WRITTEN REQUEST: Retype every line from the start of the entries below down to the line with "- 15), arrowprops=arrow)", both ends included; skip the pictures.

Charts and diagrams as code
......

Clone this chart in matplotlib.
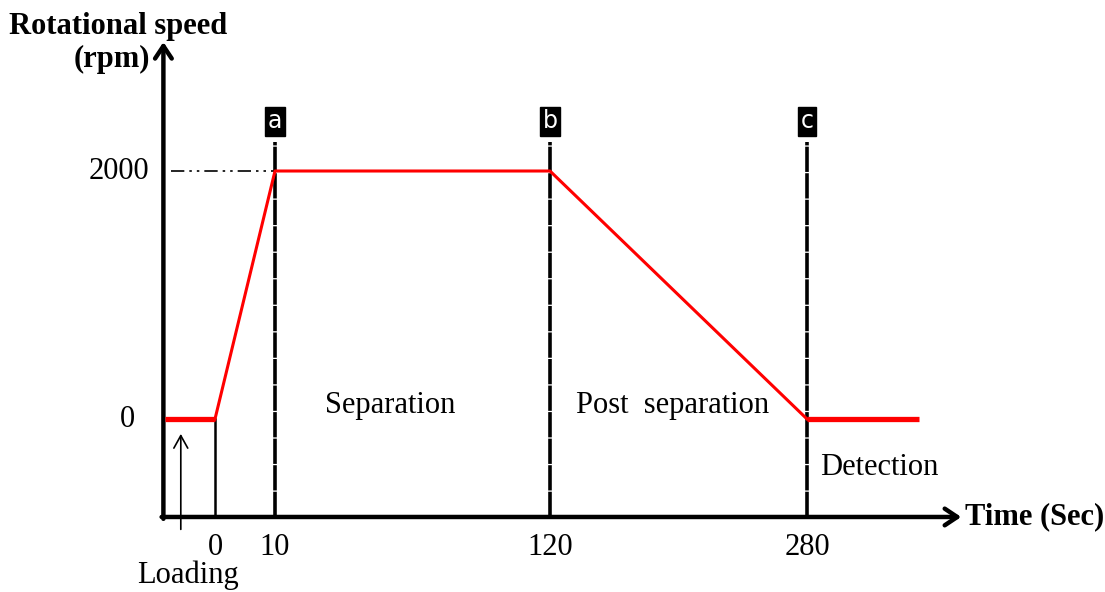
import numpy as np
import matplotlib
matplotlib.use("Agg")
import matplotlib.pyplot as plt

# speed profile (time in s, speed in rpm)
profile_time = [0, 10, 120, 280]
profile_speed = [0, 2000, 2000, 0]
loading_time = [-8.3, 0]
detection_time = [280, 350]
rest_speed = 0

stage_time = [10, 120, 280]
stage_label = ["a", "b", "c"]
tick_time = [0, 10, 120, 280]
tick_label = ["0", "10", "120", "280"]
speed_ticks = [0, 2000]

# schematic (non linear) time axis: time -> horizontal position
T_KNOTS = [-60, 0, 10, 120, 280, 500]
U_KNOTS = [-145, 215, 275, 550, 807, 1160.4]


def fwd(t):
    return np.interp(t, T_KNOTS, U_KNOTS)


def inv(u):
    return np.interp(u, U_KNOTS, T_KNOTS)


plt.rcParams["font.family"] = ["Liberation Serif", "DejaVu Serif"]

fig = plt.figure(figsize=(11.05, 5.92), dpi=100)
ax = fig.add_axes([0, 0, 1, 1])
ax.set_xscale("function", functions=(fwd, inv))
ax.set_xlim(inv(0), inv(1105))
ax.set_ylim(-1395, 3379)
ax.axis("off")

x_axis_y = -790
y_axis_x = -8.6
fs = 22

# axes with arrows
arrow = dict(arrowstyle="->,head_length=0.9,head_width=0.6", lw=3.2, color="k",
             shrinkA=0, shrinkB=0)
ax.annotate("", xy=(376, x_axis_y), xytext=(y_axis_x - 0.3, x_axis_y), arrowprops=arrow)
ax.annotate("", xy=(y_axis_x, 3040), xytext=(y_axis_x, x_axis_y - 15), arrowprops=arrow)

# stage markers
for t, lab in zip(stage_time, stage_label):
    ax.plot([t, t], [x_axis_y, 2230], color="k", lw=2.6, ls=(0, (7, 0.35)), zorder=2)
    ax.text(t, 2400, lab, color="white", fontsize=17, family="DejaVu Sans",
            ha="center", va="center",
            bbox=dict(boxstyle="square,pad=0.12", fc="black", ec="black"))

# start of run
ax.plot([0, 0], [x_axis_y, 0], color="k", lw=1.8, zorder=2)
# reference line for 2000 rpm
ax.plot([y_axis_x + 1.2, 10], [2000, 2000], color="k", lw=1.2,
        ls=(0, (8, 3, 1.5, 3, 1.5, 3)), zorder=2)

# speed curve
ax.plot(profile_time, profile_speed, color="#ff0000", lw=2.2, zorder=3)
ax.plot(loading_time, [rest_speed] * 2, color="#ff0000", lw=3.8,
        solid_capstyle="butt", zorder=3)
ax.plot(detection_time, [rest_speed] * 2, color="#ff0000", lw=3.8,
        solid_capstyle="butt", zorder=3)

# tick labels
for t, lab in zip(tick_time, tick_label):
    ax.text(t, -1040, lab, fontsize=fs, ha="center", va="center")
ax.text(-11.0, speed_ticks[1], "2000", fontsize=fs, ha="right", va="center")
ax.text(-13.4, speed_ticks[0], "0", fontsize=fs, ha="right", va="center")

# axis titles
ax.text(-34.3, 3165, "Rotational speed", fontsize=fs, fontweight="bold",
        ha="left", va="center")
ax.text(-10.8, 2900, "(rpm)", fontsize=fs, fontweight="bold", ha="right", va="center")
ax.text(378.5, x_axis_y, "Time (Sec)", fontsize=fs, fontweight="bold",
        ha="left", va="center")

# phase labels
ax.text(56, 113, "Separation", fontsize=fs, ha="center", va="center")
ax.text(196, 113, "Post  separation", fontsize=fs, ha="center", va="center")
ax.text(288, -390, "Detection", fontsize=fs, ha="left", va="center")

# loading
ax.annotate("", xy=(-5.7, -120), xytext=(-5.7, -890),
            arrowprops=dict(arrowstyle="->,head_length=0.9,head_width=0.5",
                            lw=1.2, color="k", shrinkA=0, shrinkB=0))
ax.text(-4.5, -1375, "Loading", fontsize=fs, ha="center", va="bottom")

fig.savefig("out.png", dpi=100)
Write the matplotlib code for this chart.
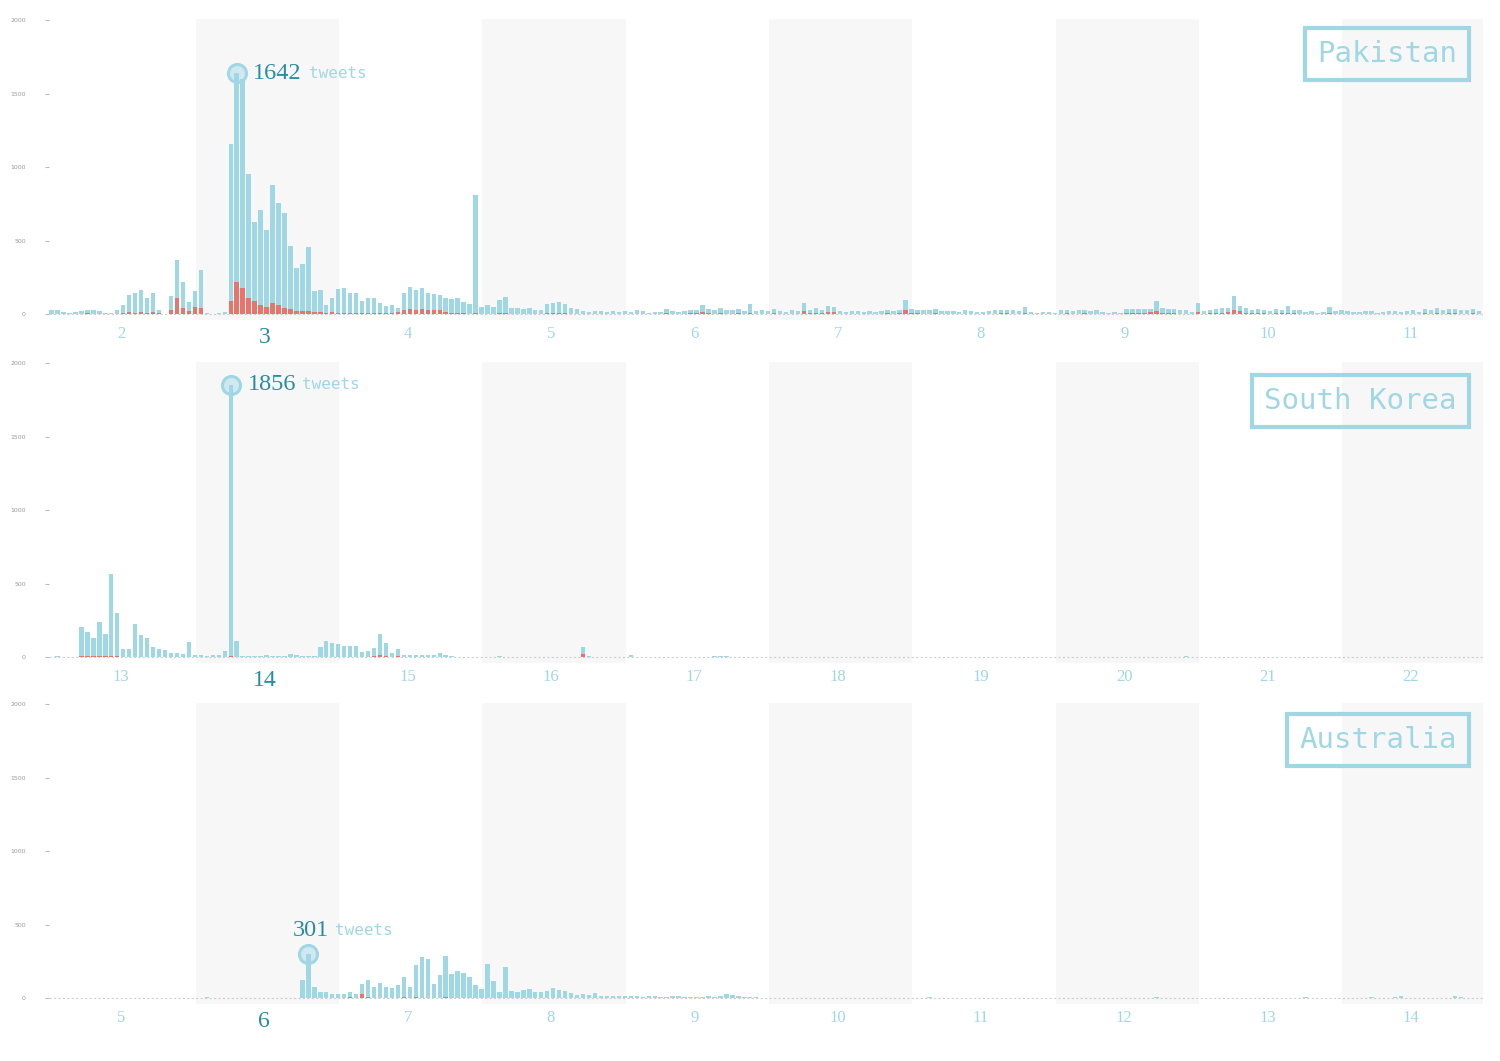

......

RESPONSE FOR THIS EXERCISE:
Clone this chart in matplotlib.
import numpy as np
import matplotlib
matplotlib.use("Agg")
import matplotlib.pyplot as plt

# speed profile (time in s, speed in rpm)
profile_time = [0, 10, 120, 280]
profile_speed = [0, 2000, 2000, 0]
loading_time = [-8.3, 0]
detection_time = [280, 350]
rest_speed = 0

stage_time = [10, 120, 280]
stage_label = ["a", "b", "c"]
tick_time = [0, 10, 120, 280]
tick_label = ["0", "10", "120", "280"]
speed_ticks = [0, 2000]

# schematic (non linear) time axis: time -> horizontal position
T_KNOTS = [-60, 0, 10, 120, 280, 500]
U_KNOTS = [-145, 215, 275, 550, 807, 1160.4]


def fwd(t):
    return np.interp(t, T_KNOTS, U_KNOTS)


def inv(u):
    return np.interp(u, U_KNOTS, T_KNOTS)


plt.rcParams["font.family"] = ["Liberation Serif", "DejaVu Serif"]

fig = plt.figure(figsize=(11.05, 5.92), dpi=100)
ax = fig.add_axes([0, 0, 1, 1])
ax.set_xscale("function", functions=(fwd, inv))
ax.set_xlim(inv(0), inv(1105))
ax.set_ylim(-1395, 3379)
ax.axis("off")

x_axis_y = -790
y_axis_x = -8.6
fs = 22

# axes with arrows
arrow = dict(arrowstyle="->,head_length=0.9,head_width=0.6", lw=3.2, color="k",
             shrinkA=0, shrinkB=0)
ax.annotate("", xy=(376, x_axis_y), xytext=(y_axis_x - 0.3, x_axis_y), arrowprops=arrow)
ax.annotate("", xy=(y_axis_x, 3040), xytext=(y_axis_x, x_axis_y - 15), arrowprops=arrow)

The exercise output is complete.